I’d heard of this museum before, I think from looking at Sergeant paintings, as she had a lot of those. The paintings were hung in a salon style. Let’s back up. Isabella Stewart Gardner came from big money, married into big money, made her own money, and then inherited a lot of money. She collected original manuscripts and paintings, and fine furnishings also. I was there to see the paintings, which were secondary to the ‘museumness’ of the place. It was her home. Perhaps I had the wrong mindset. The paintings weren’t particularly lit. And I took them in as collection items in their housing place rather than, I don't know, conceptual statements, or particular narratives. More so the statements. I had a tea in the cafe and wrote into my notebook which I bought from a street artist in Philly for seven bucks.

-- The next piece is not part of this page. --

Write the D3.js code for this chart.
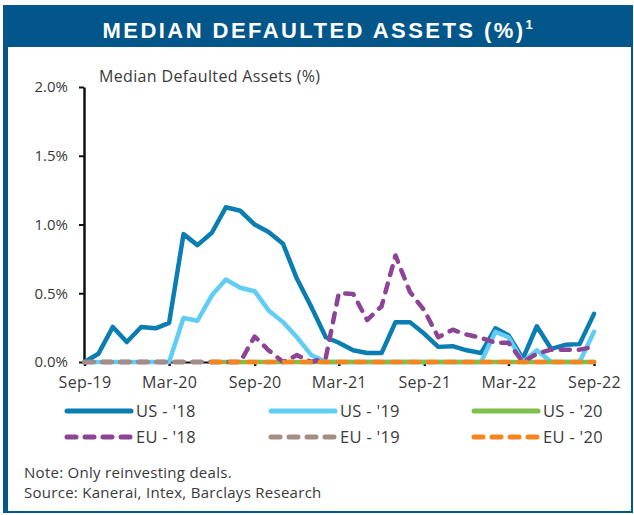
<!DOCTYPE html>
<html>
<head>
<meta charset="utf-8">
<script src="https://d3js.org/d3.v7.min.js"></script>
<style>
	body {
		padding: 0;
		margin: 0;
		background: #fff;
	}
	text {
		font-family: "Open Sans", "Noto Sans", sans-serif;
		fill: #3a3a3a;
	}
	.title {
		font-family: "Liberation Sans", Arial, sans-serif;
		font-weight: bold;
		fill: #fff;
	}
	.axis path, .axis line {
		stroke: #111;
	}
</style>
</head>
<body>
<div id="content"></div>
<script>

// Months, Sep-19 .. Sep-22
var months = ["2019-09","2019-10","2019-11","2019-12","2020-01","2020-02","2020-03","2020-04","2020-05","2020-06",
	"2020-07","2020-08","2020-09","2020-10","2020-11","2020-12","2021-01","2021-02","2021-03","2021-04",
	"2021-05","2021-06","2021-07","2021-08","2021-09","2021-10","2021-11","2021-12","2022-01","2022-02",
	"2022-03","2022-04","2022-05","2022-06","2022-07","2022-08","2022-09"];

// Series values (%), null = no data
var us18 = [0.0,0.06,0.255,0.145,0.255,0.245,0.285,0.93,0.85,0.94,
	1.125,1.1,1.0,0.945,0.86,0.605,0.4,0.18,0.14,0.085,
	0.065,0.065,0.29,0.29,0.205,0.11,0.115,0.085,0.065,0.245,
	0.195,0.025,0.26,0.095,0.125,0.13,0.35];
var us19 = [0,0,0,0,0,0,0,0.32,0.30,0.485,
	0.6,0.54,0.515,0.375,0.29,0.18,0.05,0,0,0,
	0,0,0,0,0,0,0,0,0,0.22,
	0.18,0,0.085,0,0,0,0.22];
var us20 = [null,null,null,null,null,null,null,null,null,0,
	0,0,0,0,0,0,0,0,0,0,
	0,0,0,0,0,0,0,0,0,0,
	0,0,0,0,0,0,0];
var eu18 = [0,0,0,0,0,0,0,0,0,0,
	0,0,0.185,0.085,0,0.05,0,0.03,0.5,0.495,
	0.305,0.405,0.775,0.51,0.375,0.18,0.235,0.2,0.175,0.14,
	0.14,0,0.06,0.09,0.09,0.09,0.11];
var eu19 = [0,0,0,0,0,0,0,0,0,0,
	null,null,null,null,null,null,null,null,null,null,
	null,null,null,null,null,null,null,null,null,null,
	null,null,null,null,null,null,null];
var eu20 = [null,null,null,null,null,null,null,null,null,0,
	0,0,0,0,0,0,0,0,0,0,
	0,0,0,0,0,0,0,0,0,0,
	0,0,0,0,0,0,0];

var seriesNames = ["US - '18","US - '19","US - '20","EU - '18","EU - '19","EU - '20"];
var seriesValues = [us18, us19, us20, eu18, eu19, eu20];
var seriesColors = ["#0a7db3","#62cdf4","#7dc04c","#8d4497","#a38d84","#f6841f"];
var seriesDashed = [false,false,false,true,true,true];

var yTicks = [0, 0.5, 1.0, 1.5, 2.0];
var xTicks = ["2019-09","2020-03","2020-09","2021-03","2021-09","2022-03","2022-09"];

var W = 634, H = 515;
var parse = d3.timeParse("%Y-%m");

var svg = d3.select('#content')
	.append('svg')
	.attr('width', W)
	.attr('height', H);

// frame and title bar
svg.append('rect')
	.attr('x', 4).attr('y', 6)
	.attr('width', 628).attr('height', 506)
	.attr('fill', '#fff')
	.attr('stroke', '#03568a')
	.attr('stroke-width', 2);
svg.append('rect')
	.attr('x', 3).attr('y', 6)
	.attr('width', 5).attr('height', 507)
	.attr('fill', '#03568a');
svg.append('rect')
	.attr('x', 3).attr('y', 6)
	.attr('width', 630).attr('height', 41)
	.attr('fill', '#03568a');
var title = svg.append('text')
	.attr('class', 'title')
	.attr('x', 102.5).attr('y', 37.5)
	.style('font-size', '22px')
	.style('letter-spacing', '2.45px')
	.text('MEDIAN DEFAULTED ASSETS (%)');
title.append('tspan')
	.attr('dy', -9)
	.attr('dx', 0)
	.style('font-size', '13px')
	.style('letter-spacing', '0px')
	.text('1');

// scales
var x = d3.scaleTime()
	.domain([parse(months[0]), parse(months[months.length - 1])])
	.range([84.5, 594]);
var y = d3.scaleLinear()
	.domain([0, 2])
	.range([362, 87]);

// subtitle
svg.append('text')
	.attr('x', 99).attr('y', 82)
	.style('font-size', '16px')
	.style('letter-spacing', '0.35px')
	.text('Median Defaulted Assets (%)');

// axes
var yAxis = svg.append('g')
	.attr('class', 'axis')
	.attr('transform', 'translate(84,0)')
	.call(d3.axisLeft(y).tickValues(yTicks).tickSize(5).tickSizeOuter(0)
		.tickFormat(function(d) { return d3.format('.1f')(d) + '%'; }));
yAxis.select('.domain').attr('stroke-width', 2.5);
yAxis.selectAll('.tick line').attr('stroke-width', 2);
yAxis.selectAll('.tick text')
	.attr('x', -16)
	.style('font-size', '15px')
	.style('font-family', '"Open Sans", sans-serif')
	.attr('fill', '#3a3a3a');

var xAxis = svg.append('g')
	.attr('class', 'axis')
	.attr('transform', 'translate(0,362)')
	.call(d3.axisBottom(x).tickValues(xTicks.map(parse)).tickSize(4).tickSizeOuter(0)
		.tickFormat(d3.timeFormat('%b-%y')));
xAxis.select('.domain').attr('stroke-width', 2);
xAxis.selectAll('.tick line').attr('stroke-width', 2.5);
xAxis.selectAll('.tick text')
	.attr('y', 15)
	.style('font-size', '16px')
	.style('letter-spacing', '0.3px')
	.style('font-family', '"Open Sans", sans-serif')
	.attr('fill', '#3a3a3a');

// lines
var line = d3.line()
	.defined(function(d) { return d != null; })
	.x(function(d, i) { return x(parse(months[i])); })
	.y(function(d) { return y(d); });

seriesValues.forEach(function(vals, k) {
	svg.append('path')
		.datum(vals)
		.attr('d', line)
		.attr('fill', 'none')
		.attr('stroke', seriesColors[k])
		.attr('stroke-width', 4.5)
		.attr('stroke-linejoin', 'round')
		.attr('stroke-linecap', 'round')
		.attr('stroke-dasharray', seriesDashed[k] ? '9,9' : null);
});

// legend
var legX = [67, 271, 474];
var legY = [411, 437];
seriesNames.forEach(function(name, k) {
	var lx = legX[k % 3], ly = legY[Math.floor(k / 3)];
	svg.append('line')
		.attr('x1', lx).attr('x2', lx + 64)
		.attr('y1', ly).attr('y2', ly)
		.attr('stroke', seriesColors[k])
		.attr('stroke-width', 5)
		.attr('stroke-linecap', 'round')
		.attr('stroke-dasharray', seriesDashed[k] ? '9,9' : null);
	svg.append('text')
		.attr('x', lx + 69).attr('y', ly + 6)
		.style('font-size', '16.5px')
		.style('letter-spacing', '0.3px')
		.text(name);
});

// notes
svg.append('text')
	.attr('x', 24).attr('y', 478)
	.style('font-size', '15px')
	.style('letter-spacing', '0.28px')
	.text('Note: Only reinvesting deals.');
svg.append('text')
	.attr('x', 24).attr('y', 498)
	.style('font-size', '15px')
	.style('letter-spacing', '0.28px')
	.text('Source: Kanerai, Intex, Barclays Research');

</script>
</body>
</html>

Ironically, it says ‘one cannot both feast and become rich’, pretty loaded for a seven dollar notebook. I drank this tea, my waiter was painfully gayish and I became unfortunately fixated on this happy couple outside in the garden, having their meal. Next to my table was a mid-thirties woman, totally bitching about her friends, to her parents chagrin and cringing. It was difficult to stay cool. Or focused. What was there to focus on? My mind began to talk to itself and a familiar ghost sat with me at the table. I got out of there, and not long after, got out of Boston. I’d frequented this place called Bukowski’s, where I got a soup left beers a couple nights. Once, I went in and after the first, I’d developed this narrative about my beautiful server, and when she asked me if I would like another drink, defeated, I said no like the world was ending, and left. I left Boston maybe the next day. I found this cheap flight, because I had a credit on my account from delta, who’d short-notice (at the gate) cancelled a flight due to weather in December, so I flew back to Sarasota, Florida for sixty bucks.